The proposition is: If x is an arbitrary real number, prove that there is exactly one integer n which satisfies the inequalities n ≤ x < n + 1. This n is called the greatest integer in x and is denoted by [x]. For example, [5] = 5, [5/2] = 2, and [−8/3] = −3.
These are the proof process:
My question is why in the end, the integer n + 1 not ∈ S implies that x < n + 1 ? x is an upper bound and n+1 is an upper bound. How do I know that n+1>x from the implictaion?

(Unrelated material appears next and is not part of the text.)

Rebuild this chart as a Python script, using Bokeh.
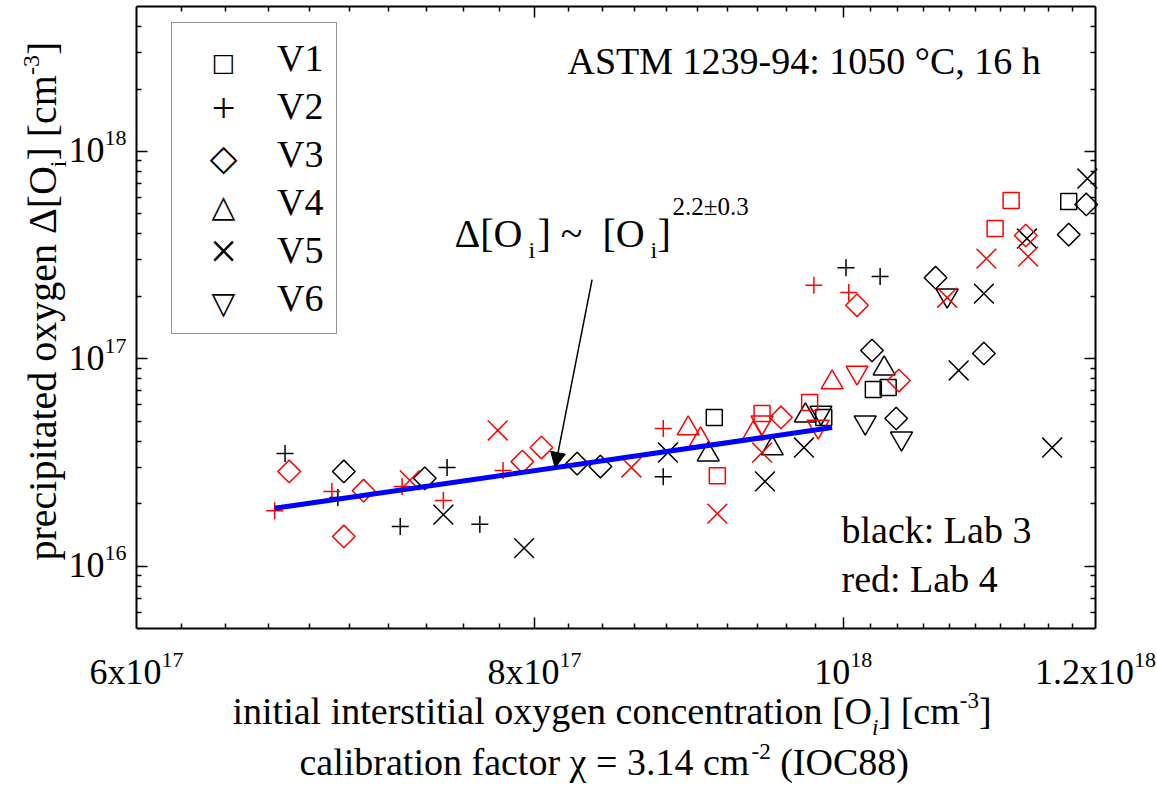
import math
from bokeh.plotting import figure
from bokeh.models import (Range1d, FixedTicker, LogAxis, Label, Legend, LegendItem,
                          Arrow, NormalHead, ColumnDataSource)
from bokeh.embed import file_html
from bokeh.resources import INLINE

# ---------------- data ----------------
# Lab 3 (black)
V1_LAB3_X = [9.11e17, 9.86e17, 1.022e18, 1.033e18, 1.177e18]
V1_LAB3_Y = [5.21e16, 5.21e16, 7.11e16, 7.27e16, 5.73e17]
V2_LAB3_X = [6.68e17, 6.94e17, 7.51e17, 7.26e17, 7.69e17, 8.78e17, 1.002e18, 1.027e18]
V2_LAB3_Y = [3.49e16, 2.14e16, 2.99e16, 1.55e16, 1.59e16, 2.70e16, 2.75e17, 2.49e17]
V3_LAB3_X = [6.97e17, 7.39e17, 8.25e17, 8.39e17, 1.021e18, 1.039e18, 1.069e18, 1.107e18, 1.177e18, 1.192e18]
V3_LAB3_Y = [2.86e16, 2.65e16, 3.12e16, 3.02e16, 1.096e17, 5.15e16, 2.46e17, 1.06e17, 3.97e17, 5.55e17]
V4_LAB3_X = [9.07e17, 9.50e17, 9.73e17, 1.030e18]
V4_LAB3_Y = [3.45e16, 3.69e16, 5.32e16, 8.97e16]
V5_LAB3_X = [7.49e17, 7.94e17, 8.81e17, 9.45e17, 9.72e17, 1.087e18, 1.107e18, 1.142e18, 1.193e18, 1.163e18]
V5_LAB3_Y = [1.77e16, 1.22e16, 3.53e16, 2.56e16, 3.73e16, 8.78e16, 2.06e17, 3.80e17, 7.40e17, 3.73e16]
V6_LAB3_X = [9.84e17, 1.016e18, 1.043e18, 1.078e18]
V6_LAB3_Y = [5.50e16, 4.93e16, 4.13e16, 2.02e17]

# Lab 4 (red)
V1_LAB4_X = [9.13e17, 9.43e17, 9.76e17, 1.116e18, 1.129e18]
V1_LAB4_Y = [2.73e16, 5.44e16, 6.15e16, 4.25e17, 5.80e17]
V2_LAB4_X = [6.63e17, 6.91e17, 7.27e17, 7.49e17, 7.82e17, 8.78e17, 9.79e17, 1.004e18]
V2_LAB4_Y = [1.85e16, 2.29e16, 2.42e16, 2.07e16, 2.89e16, 4.61e16, 2.26e17, 2.09e17]
V3_LAB4_X = [6.70e17, 7.07e17, 6.97e17, 7.93e17, 8.04e17, 9.56e17, 1.010e18, 1.041e18, 1.141e18]
V3_LAB4_Y = [2.86e16, 2.31e16, 1.39e16, 3.19e16, 3.73e16, 5.21e16, 1.81e17, 7.85e16, 3.93e17]
V4_LAB4_X = [8.94e17, 9.02e17, 9.37e17, 9.92e17]
V4_LAB4_Y = [4.61e16, 4.08e16, 4.36e16, 7.68e16]
V5_LAB4_X = [7.31e17, 7.79e17, 8.58e17, 9.13e17, 9.43e17, 1.078e18, 1.109e18, 1.143e18]
V5_LAB4_Y = [2.59e16, 4.51e16, 2.99e16, 1.79e16, 3.53e16, 1.97e17, 3.04e17, 3.11e17]
V6_LAB4_X = [9.43e17, 9.82e17, 1.010e18]
V6_LAB4_Y = [4.93e16, 4.71e16, 8.58e16]

# power-law fit line end points and the arrow pointing at it
FIT_X = [6.63e17, 9.92e17]
FIT_Y = [1.90e16, 4.66e16]
ARROW_START = (8.34e17, 2.41e17)
ARROW_END = (8.12e17, 2.99e16)

SERIES = ["V1", "V2", "V3", "V4", "V5", "V6"]

X_LIM = (6e17, 1.2e18)
Y_LIM = (5e15, 5e18)
X_TICKS = [6e17, 8e17, 1e18, 1.2e18]
X_TICK_MANT = ["6x10", "8x10", "10", "1.2x10"]
X_TICK_EXP = ["17", "17", "18", "18"]
Y_TICKS = [1e16, 1e17, 1e18]
Y_TICK_MANT = ["10", "10", "10"]
Y_TICK_EXP = ["16", "17", "18"]

# ---------------- layout ----------------
W, H = 1157, 789
BOX_L, BOX_T, BOX_R, BOX_B = 136, 6, 1095, 628     # plot box in canvas pixels
SERIF = "Liberation Serif"
SYMF = "DejaVu Sans"

# the drawing frame covers the whole canvas; the ranges are widened so that the
# axis limits land on the plot box, and the axes are pinned to the box edges
_xpp = math.log2(X_LIM[1] / X_LIM[0]) / (BOX_R - BOX_L)
_ypp = math.log10(Y_LIM[1] / Y_LIM[0]) / (BOX_B - BOX_T)
x_range = Range1d(X_LIM[0] / 2 ** (_xpp * BOX_L), X_LIM[1] * 2 ** (_xpp * (W - BOX_R)))
y_range = Range1d(Y_LIM[0] / 10 ** (_ypp * (H - BOX_B)), Y_LIM[1] * 10 ** (_ypp * BOX_T))

p = figure(width=W, height=H, x_axis_type="log", y_axis_type="log",
           x_axis_location=None, y_axis_location=None,
           x_range=x_range, y_range=y_range,
           output_backend="svg", toolbar_location=None, min_border=0)
p.xgrid.visible = False
p.ygrid.visible = False
p.outline_line_color = None
p.background_fill_color = "white"
p.border_fill_color = "white"

x_major = X_TICKS[1:-1]
x_minor = [round(6.0 + 0.2 * k, 1) * 1e17 for k in range(31)]
x_minor = [t for t in x_minor if all(abs(t - m) > 1e15 for m in X_TICKS)]
y_minor = [m * 10.0 ** e for e in (15, 16, 17, 18) for m in range(2, 10)]
y_minor = [t for t in y_minor if Y_LIM[0] < t < Y_LIM[1]]


def make_axis(major, minor, loc, bounds, side):
    ax = LogAxis(fixed_location=loc, bounds=bounds,
                 ticker=FixedTicker(ticks=major, minor_ticks=minor),
                 major_label_overrides={t: "" for t in major},
                 major_label_text_font_size="1px", major_label_standoff=0,
                 axis_line_width=2, axis_line_color="black",
                 major_tick_in=11, major_tick_out=0, minor_tick_in=5, minor_tick_out=0,
                 major_tick_line_width=1.5, minor_tick_line_width=1.5,
                 major_tick_line_color="black", minor_tick_line_color="black")
    p.add_layout(ax, side)
    return ax


make_axis(x_major, x_minor, Y_LIM[0], X_LIM, "below")
make_axis(x_major, x_minor, Y_LIM[1], X_LIM, "above")
make_axis(Y_TICKS, y_minor, X_LIM[0], Y_LIM, "left")
make_axis(Y_TICKS, y_minor, X_LIM[1], Y_LIM, "right")

# ---------------- markers ----------------
MARKERS = {
    "V1": dict(marker="square", size=16, angle=0.0),
    "V2": dict(marker="cross", size=17, angle=0.0),
    "V3": dict(marker="square", size=16, angle=math.pi / 4),
    "V4": dict(marker="triangle", size=22, angle=0.0),
    "V5": dict(marker="x", size=28, angle=0.0),
    "V6": dict(marker="inverted_triangle", size=22, angle=0.0),
}
LAB3 = {"V1": (V1_LAB3_X, V1_LAB3_Y), "V2": (V2_LAB3_X, V2_LAB3_Y), "V3": (V3_LAB3_X, V3_LAB3_Y),
        "V4": (V4_LAB3_X, V4_LAB3_Y), "V5": (V5_LAB3_X, V5_LAB3_Y), "V6": (V6_LAB3_X, V6_LAB3_Y)}
LAB4 = {"V1": (V1_LAB4_X, V1_LAB4_Y), "V2": (V2_LAB4_X, V2_LAB4_Y), "V3": (V3_LAB4_X, V3_LAB4_Y),
        "V4": (V4_LAB4_X, V4_LAB4_Y), "V5": (V5_LAB4_X, V5_LAB4_Y), "V6": (V6_LAB4_X, V6_LAB4_Y)}

for lab, color in ((LAB3, "black"), (LAB4, "red")):
    for name in SERIES:
        xs, ys = lab[name]
        src = ColumnDataSource(dict(x=xs, y=ys))
        m = MARKERS[name]
        p.scatter("x", "y", source=src, marker=m["marker"], size=m["size"], angle=m["angle"],
                  fill_color=None, line_color=color, line_width=1.5)

p.line(FIT_X, FIT_Y, line_color="#0000ff", line_width=5)
p.add_layout(Arrow(end=NormalHead(size=15, fill_color="black", line_color="black", line_width=1),
                   x_start=ARROW_START[0], y_start=ARROW_START[1],
                   x_end=ARROW_END[0], y_end=ARROW_END[1],
                   line_color="black", line_width=1.5))

# ---------------- legend (box + labels by Bokeh, symbols as text) ----------------
legend_stub = p.scatter(x=[], y=[], marker="square", size=1, line_alpha=0, fill_alpha=0)
legend = Legend(items=[LegendItem(label=n, renderers=[legend_stub]) for n in SERIES],
                location=(171, H - 334), margin=0, padding=13, spacing=4,
                glyph_width=78, glyph_height=40, label_standoff=14,
                label_text_font=SERIF, label_text_font_size="38px", label_text_color="black",
                border_line_color="#222222", border_line_width=1.2,
                background_fill_alpha=0.0)
p.add_layout(legend)

# ---------------- texts ----------------
WID = {" ": 250, "(": 333, ")": 333, ",": 250, "-": 333, ".": 250, ":": 278, "=": 564,
       "[": 333, "]": 333, "~": 541, "±": 564, "°": 400, "Δ": 612, "χ": 500,
       "A": 722, "C": 667, "I": 333, "L": 611, "M": 889, "O": 722, "S": 556, "T": 611, "V": 722,
       "a": 444, "b": 500, "c": 444, "d": 500, "e": 444, "f": 333, "g": 500, "h": 500, "i": 278,
       "k": 500, "l": 278, "m": 778, "n": 500, "o": 500, "p": 500, "r": 333, "s": 389, "t": 278,
       "x": 500, "y": 500}
BASE_FIX = 0.36   # Bokeh draws "alphabetic" text a bit low; lift it by this many em


def tw(s, size):
    return sum(WID.get(ch, 500) for ch in s) / 1000.0 * size


def label(text, x, y, size, italic=False, angle=0.0, x_units="screen", y_units="screen",
          x_offset=0.0, y_offset=0.0, align="left", font=SERIF, baseline="alphabetic",
          level="annotation"):
    if baseline == "alphabetic":
        if angle:
            x_offset -= BASE_FIX * size
        else:
            y_offset += BASE_FIX * size
    p.add_layout(Label(x=x, y=y, x_units=x_units, y_units=y_units, text=text,
                       x_offset=x_offset, y_offset=y_offset,
                       text_font=font, text_font_size=f"{size}px",
                       text_font_style="italic" if italic else "normal",
                       text_color="black", angle=angle, text_align=align,
                       text_baseline=baseline, level=level))


def at(text, cx, cy, size, italic=False):
    label(text, cx, H - cy, size, italic)


def rich(pieces, cx, cy, rotate=False):
    """pieces: (text, size, raise_px, italic); cx, cy canvas coords of start on baseline."""
    pos = 0.0
    for text, size, shift, italic in pieces:
        lead = len(text) - len(text.lstrip(" "))
        pos += tw(" " * lead, size)
        text = text.lstrip(" ")
        if rotate:
            label(text, cx - shift, H - cy + pos, size, italic, angle=math.pi / 2)
        else:
            label(text, cx + pos, H - cy + shift, size, italic)
        pos += tw(text, size)


# legend symbols: (text, font, size px, vertical nudge px)
LEG_SYM = [("□", SYMF, 25, 0), ("+", SERIF, 42, 3), ("◇", SYMF, 36, 0),
           ("△", SYMF, 31, 0), ("×", SERIF, 50, 3), ("▽", SYMF, 31, 0)]
LEG_ROW_Y = [62, 110, 157, 205, 253, 302]
for (sym, font, size, nudge), ry in zip(LEG_SYM, LEG_ROW_Y):
    label(sym, 223, H - ry, size, align="center", font=font, baseline="middle",
          y_offset=nudge, level="overlay")

# annotation texts
at("ASTM 1239-94: 1050 °C, 16 h", 567, 74, 38)
at("black: Lab 3", 841, 543, 38)
at("red: Lab 4", 841, 592, 38)

at("Δ[O", 454, 247, 40)
at("i", 528, 258, 24)
at("] ~", 537, 247, 40)
at("[O", 602, 247, 40)
at("i", 650, 258, 24)
at("]", 657, 247, 40)
at("2.2±0.3", 672, 215, 25)

# tick labels
for t, mant, ex in zip(X_TICKS, X_TICK_MANT, X_TICK_EXP):
    total = tw(mant, 36) + tw(ex, 22)
    label(mant, t, H - 684, 36, x_units="data", x_offset=-total / 2)
    label(ex, t, H - 684 + 17, 22, x_units="data", x_offset=-total / 2 + tw(mant, 36))
for t, mant, ex in zip(Y_TICKS, Y_TICK_MANT, Y_TICK_EXP):
    label(mant, 104, t, 36, y_units="data", y_offset=-12, align="right")
    label(ex, 104, t, 22, y_units="data", y_offset=5)

# axis titles
rich([("initial interstitial oxygen concentration [O", 38, 0, False),
      ("i", 23, -11, True),
      ("] [cm", 38, 0, False),
      ("-3", 23, 16, False),
      ("]", 38, 0, False)], 232, 724)
rich([("calibration factor χ = 3.14 cm", 38, 0, False),
      ("-2", 23, 16, False),
      (" (IOC88)", 38, 0, False)], 299, 775)
rich([("precipitated oxygen Δ[O", 40, 0, False),
      ("i", 24, -10, False),
      ("] [cm", 40, 0, False),
      ("-3", 24, 16, False),
      ("]", 40, 0, False)], 56, 560, rotate=True)

open("out.html", "w").write(file_html(p, INLINE))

Rewriting it to maybe illuminate things:
We define $S = \{m \in \mathbb{Z} : m \leq x\}$. Note that $x$ is an upper bound of $S$ by construction; take $y \in S$, then $y \leq x$ automatically. Note that $S$ is nonempty (apparently an exercise). Consider $\sup S = n$. This is the least upper bound. So it is an upper bound (meaning that for all $y \in S$, $y \leq n$) and if $z$ is any other upper bound, $n \leq z$ (it is the smallest upper bound). The claim is that $n$ is an integer. By a property of supremums, if we take $\epsilon = 1$, there is some $m \in S$ so that $n-1 < m \leq n$. Now if there is some $k \in S$ so that $m < k$, then $k -m \in \mathbb{Z}$ and $k -m > 0$ strictly. The strictness and the fact it's an integer means $k-m \geq 1$. Now $k \geq m+1 > (n-1)+1 = n$, a contradiction since $n$ is supposed to be an upper bound so $n < k \leq n$. Thus $k \leq m$ for all $k \in S$, and so by the least upper bound property we have that $n \leq m \leq n$. So $m = n \in \mathbb{Z}$.
Now $n$ is an upper bound, so $n + 1 \notin S$ (for if it were, then $n+1 \leq n$, which is a contradiction). Since $n \in \mathbb{Z}$, we have $n+1 \in \mathbb{Z}$. Write $S^c = \{m \in \mathbb{Z} : m > x\}$. If $n+1 \notin S$, this means that $n+1 \in S^c$, so $n+1 > x$. This gives us $n \leq x < n+1$.